::: Stored data
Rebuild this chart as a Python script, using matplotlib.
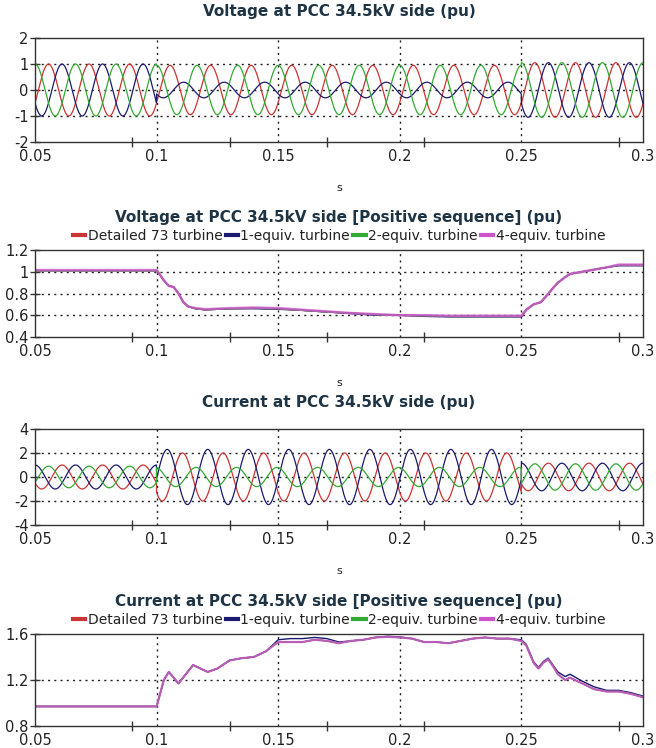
import numpy as np
import matplotlib
matplotlib.use("Agg")
import matplotlib.pyplot as plt
from matplotlib.ticker import FixedLocator

plt.rcParams['font.family'] = ['DejaVu Sans']

# ---------------- data ----------------
x_ticks = [0.05, 0.1, 0.15, 0.2, 0.25, 0.3]
x_tick_labels = ['0.05', '0.1', '0.15', '0.2', '0.25', '0.3']
x_minor_ticks = [0.09, 0.13, 0.17, 0.21, 0.25, 0.29]
fault_start, fault_end = 0.1, 0.25
freq_hz = 60

series_names = ['Detailed 73 turbine', '1-equiv. turbine', '2-equiv. turbine', '4-equiv. turbine']
series_colors = ['#cc3333', '#1a1a6e', '#33aa33', '#cc55cc']
phase_colors = ['#cc3333', '#1a1a6e', '#33aa33']   # red, navy, green phases

# Panel 1: phase voltages, amplitude [pre, fault, post] and phase angle (deg)
v_amp = {'red': [1.0, 0.95, 1.05], 'navy': [1.0, 0.30, 1.05], 'green': [1.0, 0.95, 1.05]}
v_phase = {'red': [-120, -120, -120], 'navy': [120, 120, 120], 'green': [0, 0, 0]}

# Panel 3: phase currents, amplitude [pre, fault, post] and phase angle (deg)
i_amp = {'red': [1.0, 2.0, 1.15], 'navy': [1.0, 2.3, 1.15], 'green': [0.9, 0.8, 1.1]}
i_phase = {'red': [120, 130, 120], 'navy': [0, -94, 0], 'green': [-120, 10, -120]}

# Panel 2: positive-sequence voltage (time, value)
vpos_t = [0.05, 0.1, 0.1005, 0.103, 0.105, 0.107, 0.109, 0.111, 0.113, 0.116, 0.12, 0.13,
          0.14, 0.15, 0.16, 0.17, 0.18, 0.19, 0.2, 0.21, 0.22, 0.23, 0.24, 0.25, 0.252,
          0.255, 0.258, 0.26, 0.263, 0.265, 0.268, 0.27, 0.275, 0.28, 0.285, 0.29, 0.3]
vpos_detailed = [1.01, 1.01, 1.0, 0.92, 0.87, 0.86, 0.80, 0.72, 0.68, 0.66, 0.65, 0.66,
                 0.665, 0.66, 0.645, 0.63, 0.62, 0.605, 0.60, 0.595, 0.59, 0.59, 0.59, 0.59, 0.65,
                 0.70, 0.72, 0.77, 0.85, 0.90, 0.95, 0.98, 1.0, 1.02, 1.04, 1.06, 1.06]
vpos_eq1 = [1.01, 1.01, 1.0, 0.92, 0.87, 0.86, 0.80, 0.72, 0.68, 0.66, 0.65, 0.66,
            0.66, 0.655, 0.645, 0.63, 0.615, 0.60, 0.60, 0.59, 0.585, 0.585, 0.585, 0.585, 0.65,
            0.70, 0.72, 0.77, 0.85, 0.90, 0.95, 0.98, 1.0, 1.02, 1.04, 1.055, 1.055]
vpos_eq2 = vpos_detailed
vpos_eq4 = [1.015, 1.015, 1.0, 0.92, 0.87, 0.86, 0.80, 0.72, 0.68, 0.665, 0.655, 0.665,
            0.67, 0.665, 0.65, 0.635, 0.62, 0.61, 0.60, 0.60, 0.595, 0.595, 0.595, 0.595, 0.65,
            0.70, 0.72, 0.77, 0.85, 0.90, 0.95, 0.98, 1.0, 1.02, 1.04, 1.065, 1.065]

# Panel 4: positive-sequence current (time, value)
ipos_t = [0.05, 0.1, 0.103, 0.105, 0.107, 0.109, 0.112, 0.115, 0.118, 0.121, 0.125, 0.13,
          0.135, 0.14, 0.145, 0.148, 0.15, 0.155, 0.16, 0.165, 0.17, 0.175, 0.18, 0.185,
          0.19, 0.195, 0.2, 0.205, 0.21, 0.215, 0.22, 0.225, 0.23, 0.235, 0.24, 0.245,
          0.25, 0.252, 0.255, 0.257, 0.259, 0.261, 0.263, 0.265, 0.268, 0.27, 0.275,
          0.28, 0.285, 0.29, 0.295, 0.3]
ipos_detailed = [0.97, 0.97, 1.20, 1.27, 1.22, 1.17, 1.25, 1.33, 1.30, 1.27, 1.30, 1.37,
                 1.39, 1.40, 1.45, 1.50, 1.53, 1.53, 1.53, 1.55, 1.54, 1.52, 1.54, 1.55,
                 1.57, 1.575, 1.57, 1.56, 1.53, 1.53, 1.52, 1.54, 1.56, 1.57, 1.56, 1.56,
                 1.54, 1.50, 1.35, 1.30, 1.35, 1.38, 1.32, 1.25, 1.20, 1.22, 1.17,
                 1.12, 1.10, 1.10, 1.08, 1.05]
ipos_eq1 = [0.97, 0.97, 1.20, 1.27, 1.22, 1.17, 1.25, 1.33, 1.30, 1.27, 1.30, 1.37,
            1.39, 1.40, 1.45, 1.51, 1.55, 1.56, 1.56, 1.57, 1.56, 1.53, 1.54, 1.55,
            1.57, 1.58, 1.575, 1.56, 1.53, 1.53, 1.52, 1.54, 1.56, 1.57, 1.56, 1.56,
            1.55, 1.51, 1.36, 1.31, 1.36, 1.39, 1.33, 1.27, 1.23, 1.25, 1.19,
            1.14, 1.11, 1.11, 1.09, 1.06]
ipos_eq2 = ipos_detailed
ipos_eq4 = ipos_detailed

# ---------------- figure ----------------
fig = plt.figure(figsize=(6.56, 7.48), dpi=100)
W, H = 656, 748

def ax_rect(top_px, bottom_px, left_px=35, right_px=643):
    return [left_px / W, 1 - bottom_px / H, (right_px - left_px) / W, (bottom_px - top_px) / H]

title_color = '#1e3444'
text_color = '#222222'
grid_kw = dict(color='#222222', linestyle=(0, (1.5, 3)), linewidth=1.0)

def style_axes(ax, yticks, ylabels, ylim, xlabel=True):
    ax.set_xlim(0.05, 0.3)
    ax.set_ylim(*ylim)
    ax.set_xticks(x_ticks)
    ax.set_xticklabels(x_tick_labels)
    ax.xaxis.set_minor_locator(FixedLocator(x_minor_ticks))
    ax.tick_params(axis='x', which='major', length=0, pad=5, labelsize=10.5, labelcolor=text_color)
    ax.tick_params(axis='x', which='minor', direction='inout', length=7, width=1, color='#333333')
    ax.set_yticks(yticks)
    ax.set_yticklabels(ylabels)
    ax.tick_params(axis='y', which='major', direction='inout', length=7, width=1,
                   color='#333333', labelsize=10.5, labelcolor=text_color, pad=1)
    for xv in x_ticks[1:-1]:
        ax.axvline(xv, zorder=0.5, **grid_kw)
    for yv in yticks[1:-1]:
        ax.axhline(yv, zorder=0.5, **grid_kw)
    for s in ax.spines.values():
        s.set_color('#333333')
        s.set_linewidth(1.0)
    if xlabel:
        ax.set_xlabel('s', fontsize=8, color=text_color, labelpad=14)

t = np.linspace(0.05, 0.3, 4001)

def phase_wave(amps, phases):
    seg = np.where(t < fault_start, 0, np.where(t < fault_end, 1, 2))
    a = np.array(amps)[seg]
    p = np.deg2rad(np.array(phases)[seg])
    return a * np.cos(2 * np.pi * freq_hz * t + p)

def legend(ax):
    handles = [plt.Line2D([], [], color=c, linewidth=3) for c in series_colors]
    ax.legend(handles, series_names, loc='lower center', bbox_to_anchor=(0.5, 1.0),
              ncol=4, frameon=False, fontsize=10, handlelength=0.9, handletextpad=0.15,
              columnspacing=0.25, borderaxespad=0.1, labelcolor=text_color)

# Panel 1
ax1 = fig.add_axes(ax_rect(38, 142))
for name, col in zip(['red', 'navy', 'green'], phase_colors):
    ax1.plot(t, phase_wave(v_amp[name], v_phase[name]), color=col, linewidth=0.9)
style_axes(ax1, [-2, -1, 0, 1, 2], ['-2', '-1', '0', '1', '2'], (-2, 2))
ax1.set_title('Voltage at PCC 34.5kV side (pu)', fontsize=11, fontweight='bold',
              color=title_color, pad=16)

# Panel 2
ax2 = fig.add_axes(ax_rect(250, 337))
for vals, col, lw in zip([vpos_detailed, vpos_eq1, vpos_eq2, vpos_eq4], series_colors,
                         [1.0, 1.0, 1.0, 1.8]):
    ax2.plot(vpos_t, vals, color=col, linewidth=lw, alpha=0.85 if lw > 1 else 1.0)
style_axes(ax2, [0.4, 0.6, 0.8, 1.0, 1.2], ['0.4', '0.6', '0.8', '1', '1.2'], (0.4, 1.2))
legend(ax2)
ax2.set_title('Voltage at PCC 34.5kV side [Positive sequence] (pu)', fontsize=11,
              fontweight='bold', color=title_color, pad=20)

# Panel 3
ax3 = fig.add_axes(ax_rect(429, 525))
for name, col in zip(['red', 'navy', 'green'], phase_colors):
    ax3.plot(t, phase_wave(i_amp[name], i_phase[name]), color=col, linewidth=0.9)
style_axes(ax3, [-4, -2, 0, 2, 4], ['-4', '-2', '0', '2', '4'], (-4, 4))
ax3.set_title('Current at PCC 34.5kV side (pu)', fontsize=11, fontweight='bold',
              color=title_color, pad=16)

# Panel 4
ax4 = fig.add_axes(ax_rect(634, 726))
for vals, col, lw in zip([ipos_detailed, ipos_eq1, ipos_eq2, ipos_eq4], series_colors,
                         [1.0, 1.0, 1.0, 1.6]):
    ax4.plot(ipos_t, vals, color=col, linewidth=lw, alpha=0.85 if lw > 1 else 1.0)
style_axes(ax4, [0.8, 1.2, 1.6], ['0.8', '1.2', '1.6'], (0.8, 1.6), xlabel=False)
legend(ax4)
ax4.set_title('Current at PCC 34.5kV side [Positive sequence] (pu)', fontsize=11,
              fontweight='bold', color=title_color, pad=20)

fig.savefig('out.png', dpi=100, facecolor='white')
::::::
Isolate the lines above that contain the word "matplotlib" and copy them.

**Problem solution:**
Rebuild this chart as a Python script, using matplotlib.
import matplotlib
matplotlib.use("Agg")
import matplotlib.pyplot as plt
from matplotlib.ticker import FixedLocator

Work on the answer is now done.